Tuesday, February 14, 2012

El Coss and the Marines

Proceso has a new piece about the longtime capo who has emerged as the leader of the Gulf Cartel, which I've excerpted here. It's quite interesting in that it alleges systematic collusion by the marines and the army with Costilla Sánchez, but as with any Proceso article build on a single source's info, one wonders how reliable the story is. Highlights:
The 2010 split between the Gulf Cartel and their erstwhile armed wing, the Zetas, has triggered hundreds of killings in the northeastern states of Tamaulipas and Nuevo Leon, which the two groups previously ruled as, essentially, a single organization. The Zetas, whose expansion and violent tactics made them notorious even prior to the split, emerged with a larger share of the territory. They have since expanded, now operating in far-flung states like Jalisco, and have even popped up in Sinaloa.

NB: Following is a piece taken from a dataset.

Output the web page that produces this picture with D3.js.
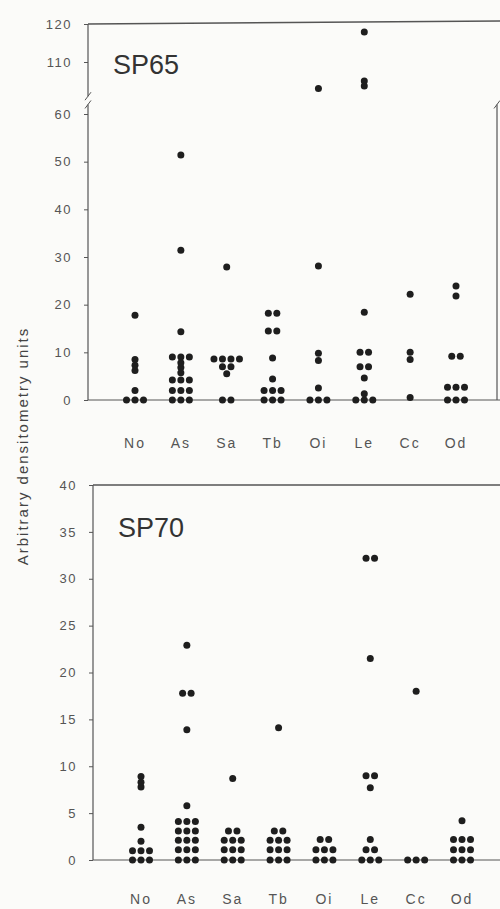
<!DOCTYPE html>
<html>
<head>
<meta charset="utf-8">
<script src="https://cdnjs.cloudflare.com/ajax/libs/d3/7.8.5/d3.min.js"></script>
<style>
  body { margin: 0; background: #fbfbf9; }
  text { font-family: "Liberation Sans", Arial, sans-serif; }
</style>
</head>
<body>
<div id="chart"></div>
<script>
// categories + values (one array per category)
const categories = ["No", "As", "Sa", "Tb", "Oi", "Le", "Cc", "Od"];

const sp65 = [
  [0, 0, 0, 2, 6.2, 7.3, 8.5, 17.8],
  [0, 0, 0, 2, 2, 2, 4.2, 4.2, 4.2, 5.7, 6.8, 7.8, 9, 9, 9, 14.3, 31.4, 51.4],
  [0, 0, 5.5, 7, 7, 8.6, 8.6, 8.6, 8.6, 27.9],
  [0, 0, 0, 2, 2, 2, 4.4, 8.8, 14.5, 14.5, 18.2, 18.2],
  [0, 0, 0, 2.5, 8.3, 9.8, 28.1, 103],
  [0, 0, 0, 1.3, 4.6, 7, 7, 10, 10, 18.4, 103.7, 105, 117.9],
  [0.5, 8.5, 10, 22.2],
  [0, 0, 0, 2.7, 2.7, 2.7, 9.2, 9.2, 21.8, 23.9],
];

const sp70 = [
  [0, 0, 0, 1, 1, 1, 2, 3.5, 7.8, 8.3, 8.9],
  [0, 0, 0, 1.1, 1.1, 1.1, 2.1, 2.1, 2.1, 3.1, 3.1, 3.1, 4.1, 4.1, 4.1, 5.8, 13.9, 17.8, 17.8, 22.9],
  [0, 0, 0, 1.1, 1.1, 1.1, 2.1, 2.1, 2.1, 3.1, 3.1, 8.7],
  [0, 0, 0, 1.1, 1.1, 1.1, 2.1, 2.1, 2.1, 3.1, 3.1, 14.1],
  [0, 0, 0, 1.1, 1.1, 1.1, 2.2, 2.2],
  [0, 0, 0, 1.1, 1.1, 2.2, 7.7, 9, 9, 21.5, 32.2, 32.2],
  [0, 0, 0, 18],
  [0, 0, 0, 1.1, 1.1, 1.1, 2.2, 2.2, 2.2, 4.2],
];

const sp65Ticks = [0, 10, 20, 30, 40, 50, 60];
const sp65HighTicks = [110, 120];
const sp70Ticks = [0, 5, 10, 15, 20, 25, 30, 35, 40];

const ink = "#1e1e1e", axisCol = "#555", textCol = "#555";

const svg = d3.select("#chart").append("svg")
  .attr("width", 500)
  .attr("height", 909);

// dots with the same value sit side by side in a row
function drawDots(g, data, x, yFn) {
  const pts = [];
  data.forEach((vals, i) => {
    d3.groups(vals, v => v).forEach(([v, arr]) => {
      arr.forEach((_, j) => {
        pts.push({ cat: categories[i], v, off: (j - (arr.length - 1) / 2) * 8.5 });
      });
    });
  });
  g.selectAll("circle")
    .data(pts)
    .join("circle")
    .attr("cx", d => x(d.cat) + d.off)
    .attr("cy", d => yFn(d.v))
    .attr("r", 3.5)
    .attr("fill", ink);
}

function styleAxis(sel) {
  sel.select(".domain").remove();
  sel.selectAll(".tick line").attr("stroke", axisCol);
  sel.selectAll(".tick text")
    .attr("fill", textCol)
    .style("font-size", "13px")
    .style("letter-spacing", "1.5px")
    .style("font-family", "'Liberation Sans', Arial, sans-serif");
}

function line(g, x1, y1, x2, y2, w = 1.2) {
  g.append("line")
    .attr("x1", x1).attr("y1", y1).attr("x2", x2).attr("y2", y2)
    .attr("stroke", axisCol).attr("stroke-width", w);
}

function slash(g, x, y) {
  line(g, x - 3, y + 4, x + 3, y - 4, 1);
}

function xLabels(g, x, y) {
  g.append("g")
    .selectAll("text")
    .data(categories)
    .join("text")
    .attr("x", d => x(d))
    .attr("y", y)
    .attr("text-anchor", "middle")
    .attr("fill", textCol)
    .style("font-size", "14px")
    .style("letter-spacing", "2px")
    .text(d => d);
}

// ---- SP65 (broken axis) ----
function topPanel() {
  const g = svg.append("g");
  const axX = 88;
  const x = d3.scalePoint().domain(categories).range([135, 456]);
  const yLow = d3.scaleLinear().domain([0, 60]).range([400, 114]);
  const yHigh = d3.scaleLinear().domain([100, 120]).range([100, 24]);
  const yFn = v => (v > 60 ? yHigh(v) : yLow(v));

  g.append("g").attr("transform", `translate(${axX},0)`)
    .call(d3.axisLeft(yLow).tickValues(sp65Ticks).tickSize(4).tickPadding(12))
    .call(styleAxis);
  g.append("g").attr("transform", `translate(${axX},0)`)
    .call(d3.axisLeft(yHigh).tickValues(sp65HighTicks).tickSize(4).tickPadding(12))
    .call(styleAxis);

  // axis lines + frame
  line(g, axX, yHigh(120), axX, yHigh(101));
  line(g, axX, yLow(62), axX, yLow(0));
  slash(g, axX, yHigh(101));
  slash(g, axX, yLow(62));
  line(g, axX, yHigh(120), 500, yHigh(120) - 3, 1.4);
  line(g, 497, yLow(62), 497, yLow(0));
  slash(g, 497, yLow(62));
  line(g, axX, yLow(0), 500, yLow(0), 1);

  drawDots(g.append("g"), sp65, x, yFn);
  xLabels(g, x, 448);

  g.append("text")
    .attr("x", 113).attr("y", 74)
    .attr("fill", "#333")
    .style("font-size", "27px")
    .text("SP65");
}

// ---- SP70 ----
function bottomPanel() {
  const g = svg.append("g");
  const axX = 93;
  const x = d3.scalePoint().domain(categories).range([141, 462]);
  const y = d3.scaleLinear().domain([0, 40]).range([860, 485]);

  g.append("g").attr("transform", `translate(${axX},0)`)
    .call(d3.axisLeft(y).tickValues(sp70Ticks).tickSize(4).tickPadding(12))
    .call(styleAxis);

  line(g, axX, y(40), axX, y(0));
  line(g, axX, y(40), 500, y(40), 1.4);
  line(g, axX, y(0), 500, y(0), 1);

  drawDots(g.append("g"), sp70, x, y);
  xLabels(g, x, 904);

  g.append("text")
    .attr("x", 118).attr("y", 537)
    .attr("fill", "#333")
    .style("font-size", "27px")
    .text("SP70");
}

topPanel();
bottomPanel();

// shared y title
svg.append("g")
  .attr("transform", "translate(28,446) rotate(-90)")
  .append("text")
  .attr("text-anchor", "middle")
  .attr("fill", "#444")
  .style("font-size", "15px")
  .style("letter-spacing", "2px")
  .text("Arbitrary densitometry units");
</script>
</body>
</html>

In addition to fighting with the Zetas, the Gulf bosses have also been battling among themselves. As the Proceso article indicates, Jorge Eduardo Costilla Sanchez, alias "El Coss," was piqued at having risen no higher than third-ranking member of the group following the arrest and extradition of former leader Osiel Cardenas in the 2000s. According to an anonymous source, Costilla Sanchez has since focused on setting his rivals up to be arrested or killed by government forces, allowing him to emerge as the overall leader of the group.

While the Gulf Cartel is a diminished force, it retains control of a number of significant border regions, most notably Reynosa and Matamoros, and continues to battle it out with the Zetas in other cities around the region, such as Monterrey and Tampico. Indeed, while its territory has been reduced, the Gulf's level of control in the areas that remain under its dominion seems to have hardened, despite the ongoing battle with the Zetas.

According to Proceso, this is due to the links between Costilla Sanchez and high-level elements in the military. The anonymous source whose account was the basis for the story says that, in exchange for millions of dollars, army and marine commanders essentially give Costilla Sanchez free rein to operate in Mexico’s northeastern region, and attack his enemies as needed. Under Costilla Sanchez, the Gulf Cartel’s previous ruling clique has been displaced, thanks in large part to military pressure. Most notable was former leader Ezequiel “Tony Tormenta” Cardenas, Osiel’s brother, who was killed in a shootout with marines in 2010.